TORY council leader Elizabeth Campbell was called a ‘murderer’ and told to immediately resign by survivors of the Grenfell Tower tragedy after they pushed their way into the Kensington council meeting on Wednesday night.

The meeting was meant to ratify Campbell as the new council leader after the last leader was forced to resign because survivors were so angry at the lack of action by the council in the wake of the fire. However, her inaugural speech was drowned out by furious relatives of those who had died and survivors.

Boos and shouts of ‘shame on you’ and ‘resign!’ rang out in the chamber. One survivor screamed from the balcony: ‘Listen to the people. They don’t want you, they want Labour. We want Jeremy. My daughter doesn’t want you, my wife doesn’t want you, the people don’t want you! You have let the dead down now you want to come for the living? Are you having a laugh?’

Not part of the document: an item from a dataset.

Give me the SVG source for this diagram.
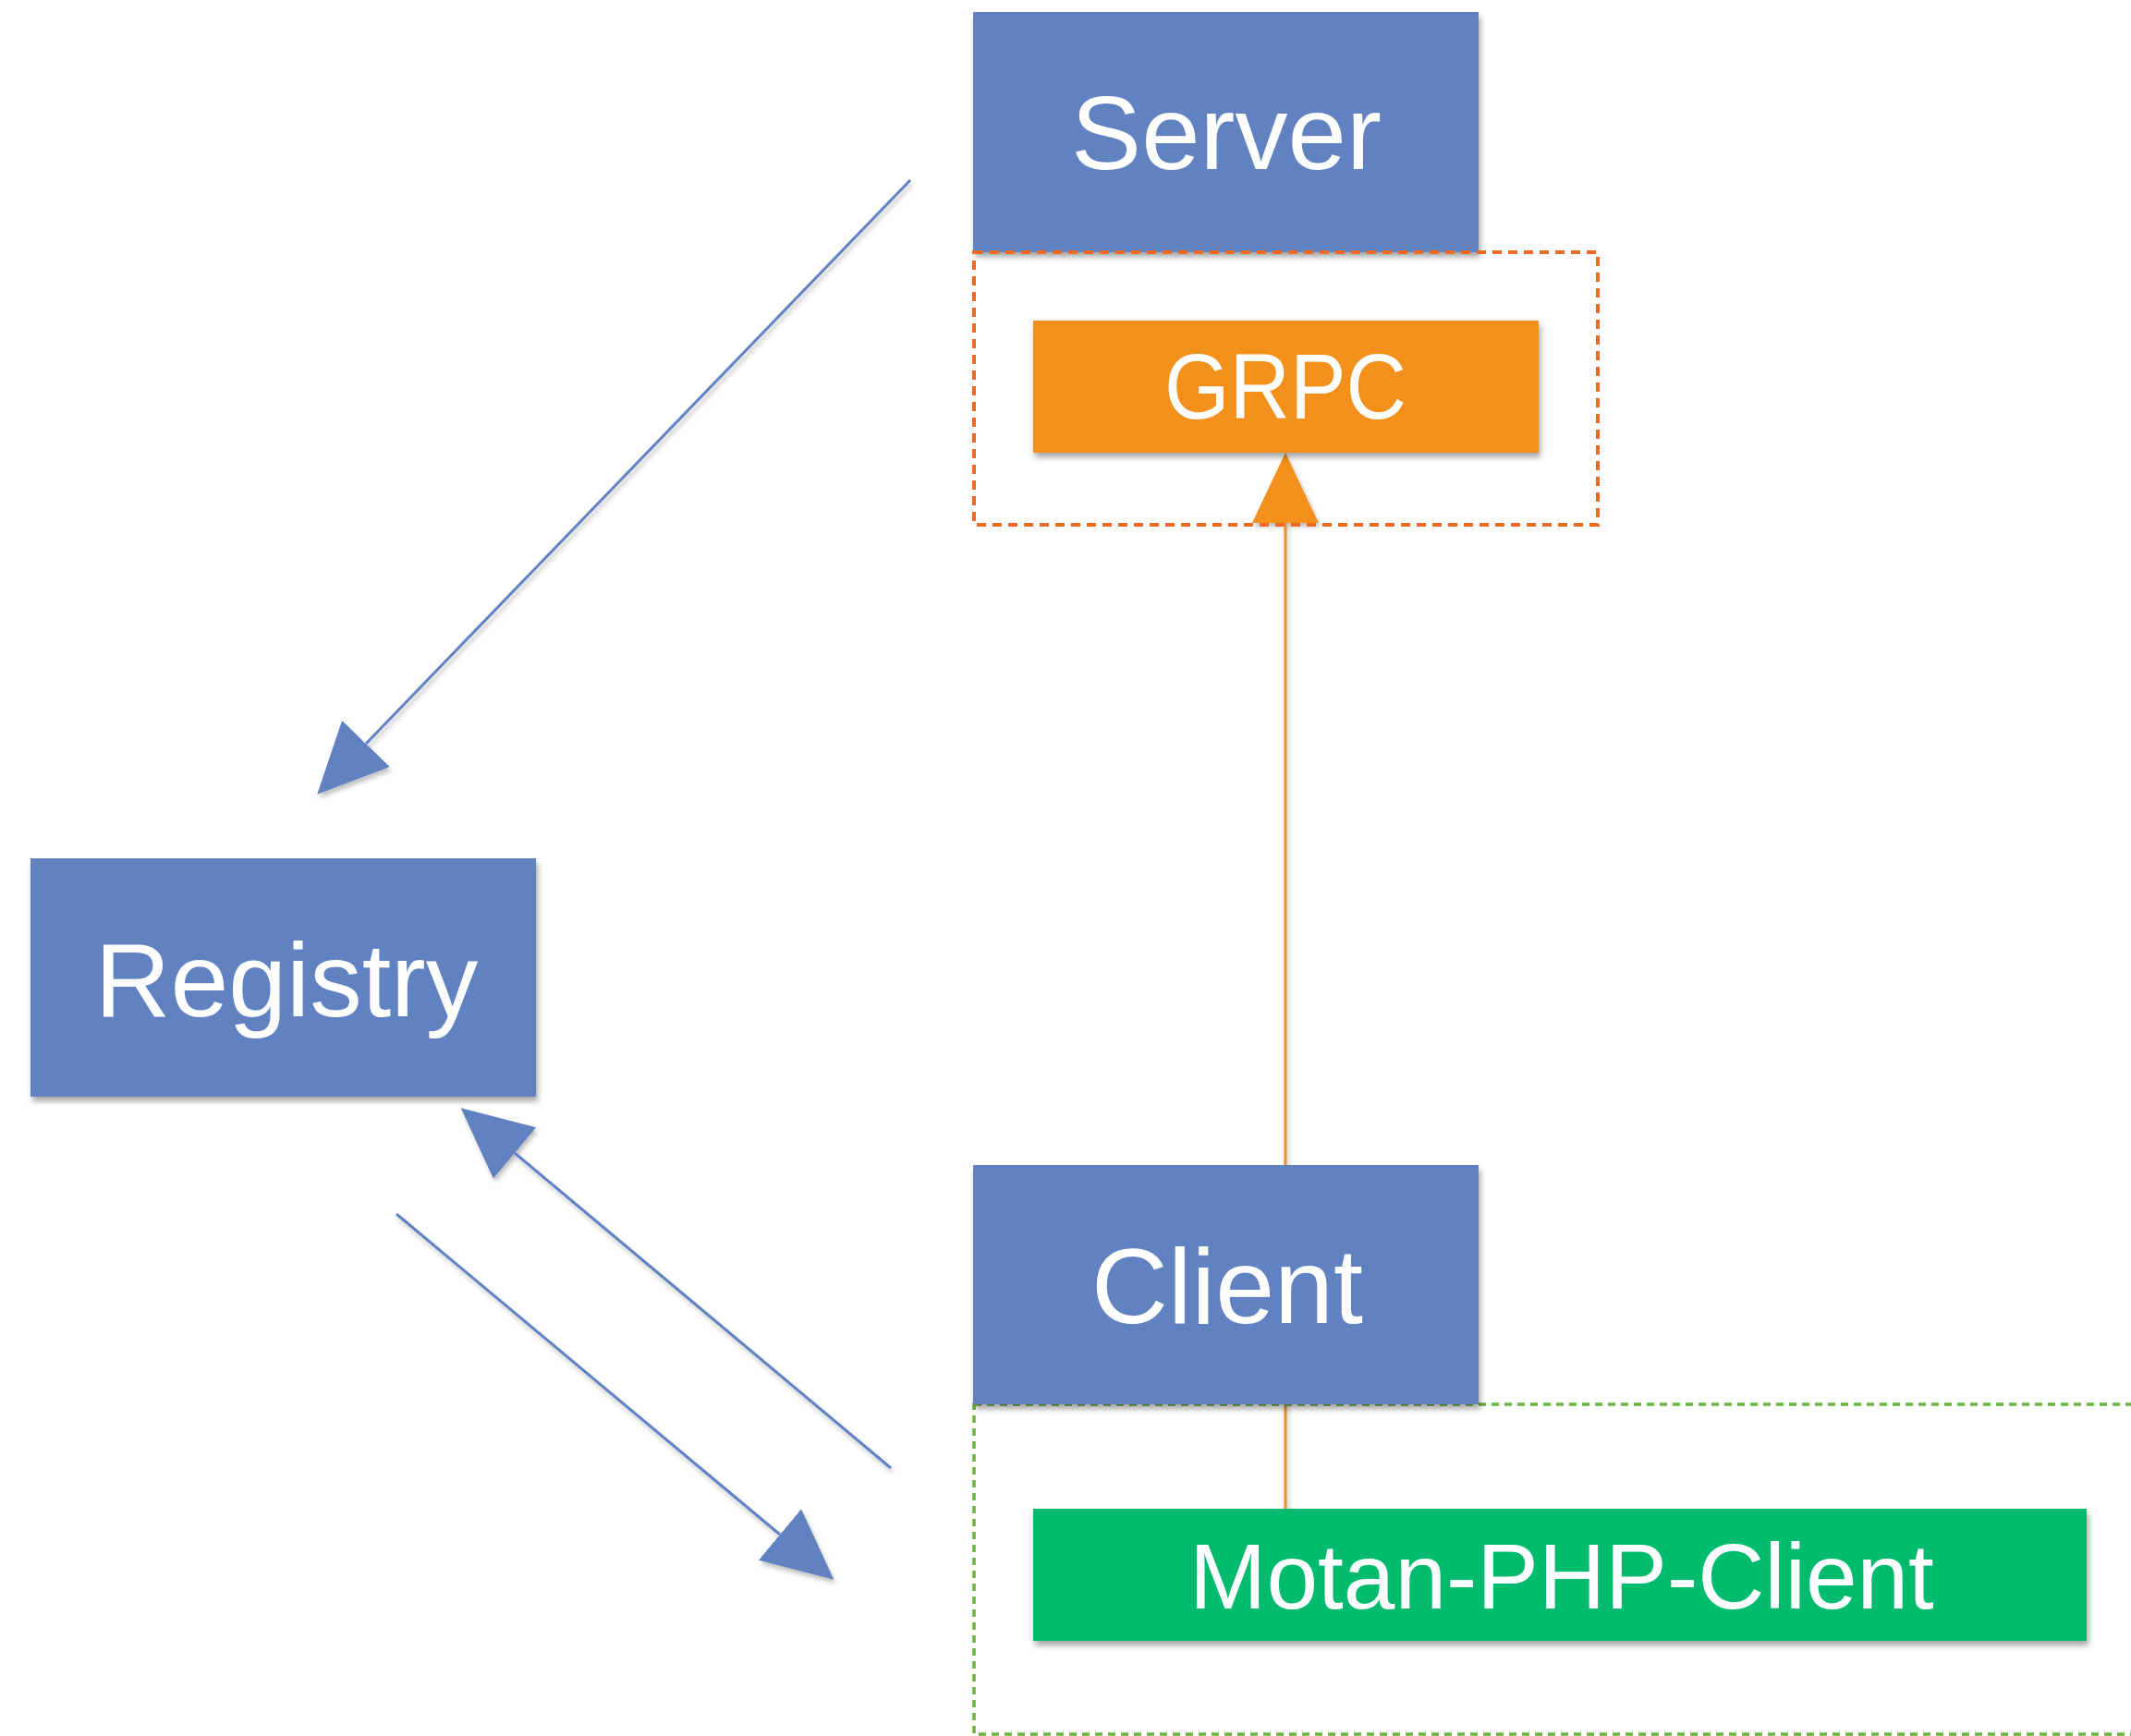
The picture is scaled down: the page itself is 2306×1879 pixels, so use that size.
<svg xmlns="http://www.w3.org/2000/svg" width="2306" height="1879" viewBox="0 0 2306 1879">
<style>
.lbl{font-family:"Liberation Sans",Arial,sans-serif;fill:#ffffff;text-anchor:middle}
.blue{fill:#6082c1}
.conn{fill:none;stroke-width:3}
</style>
<defs>
<filter id="sh" x="-10%" y="-10%" width="130%" height="130%">
<feDropShadow dx="2" dy="5" stdDeviation="3" flood-color="#000" flood-opacity="0.35"/>
</filter>
<filter id="lsh" x="-10%" y="-10%" width="130%" height="130%">
<feDropShadow dx="2" dy="4" stdDeviation="2.5" flood-color="#000" flood-opacity="0.25"/>
</filter>
<marker id="ab" viewBox="0 0 76 72" refX="0" refY="36" markerWidth="76" markerHeight="72" markerUnits="userSpaceOnUse" orient="auto">
<path d="M0,0 L76,36 L0,72 Z" fill="#6082c1"/>
</marker>
<marker id="ao" viewBox="0 0 76 72" refX="0" refY="36" markerWidth="76" markerHeight="72" markerUnits="userSpaceOnUse" orient="auto">
<path d="M0,0 L76,36 L0,72 Z" fill="#f3901c"/>
</marker>
</defs>
<rect width="2306" height="1879" fill="#ffffff"/>

<g id="connectors" filter="url(#lsh)">
<line class="conn" x1="1391" y1="1633" x2="1391" y2="566" stroke="#f0901e" marker-end="url(#ao)"/>
<line class="conn" x1="985" y1="195" x2="396" y2="805" stroke="#6082c1" marker-end="url(#ab)"/>
<line class="conn" x1="964" y1="1589" x2="557" y2="1248" stroke="#6082c1" marker-end="url(#ab)"/>
<line class="conn" x1="429" y1="1314" x2="844" y2="1661" stroke="#6082c1" marker-end="url(#ab)"/>
</g>

<g id="server">
<rect class="blue" x="1053" y="13" width="547" height="260" filter="url(#sh)"/>
<text class="lbl" x="1327" y="183" font-size="114">Server</text>
</g>

<g id="grpc-group">
<rect x="1054" y="273" width="675" height="295" fill="none" stroke="#ee6a24" stroke-width="4" stroke-dasharray="10 7"/>
</g>

<g id="grpc">
<rect x="1118" y="347" width="547" height="143" fill="#f3901c" filter="url(#sh)"/>
<text class="lbl" x="1391" y="453" font-size="100" textLength="262" lengthAdjust="spacingAndGlyphs">GRPC</text>
</g>

<g id="registry">
<rect class="blue" x="33" y="929" width="547" height="258" filter="url(#sh)"/>
<text class="lbl" x="310" y="1100" font-size="113">Registry</text>
</g>

<g id="client-group">
<rect x="1054" y="1520" width="1270" height="357" fill="none" stroke="#6db33f" stroke-width="3.5" stroke-dasharray="8 6"/>
</g>

<g id="client">
<rect class="blue" x="1053" y="1261" width="547" height="259" filter="url(#sh)"/>
<text class="lbl" x="1328" y="1432" font-size="115">Client</text>
</g>

<g id="motan">
<rect x="1118" y="1633" width="1140" height="143" fill="#03bb6e" filter="url(#sh)"/>
<text class="lbl" x="1690" y="1741" font-size="100">Motan-PHP-Client</text>
</g>
</svg>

Conservative councillor Matthew Palmer was seen on camera mouthing to the chair, ‘do not let them in. Do not let them in’. However, more residents flooded in and took over the meeting. The council was silenced while one after another, survivors and relatives took over the microphone.

One survivor warned: ‘Do not play games with us, do not tell us lies, do not waste our time.’ A woman who said her teenager niece had perished in the blaze addressed the chamber. She told councillors: ‘I think you should be highly embarrassed by the response. It has been totally inadequate.’

The families of the deceased ‘are being treated like cattle’, another woman said as she took the microphone. A survivor told of how he had been living in one room in a hotel with one double bed for him, his wife and three children since the tragedy. ‘I was forgotten about,’ he said.

The main problem, he added, was that residents were facing a lack of action. ‘You know who has done something for us? The residents of north Kensington. Our community, our neighbours.’

There are now widespread calls being made in North Kensington for a workers council, made up of residents and the trade unions, to take over from the council and to lead the fight to house the homeless, distribute the huge resources that have been donated, and see that those responsible for the Grenfell fire disaster face criminal charges.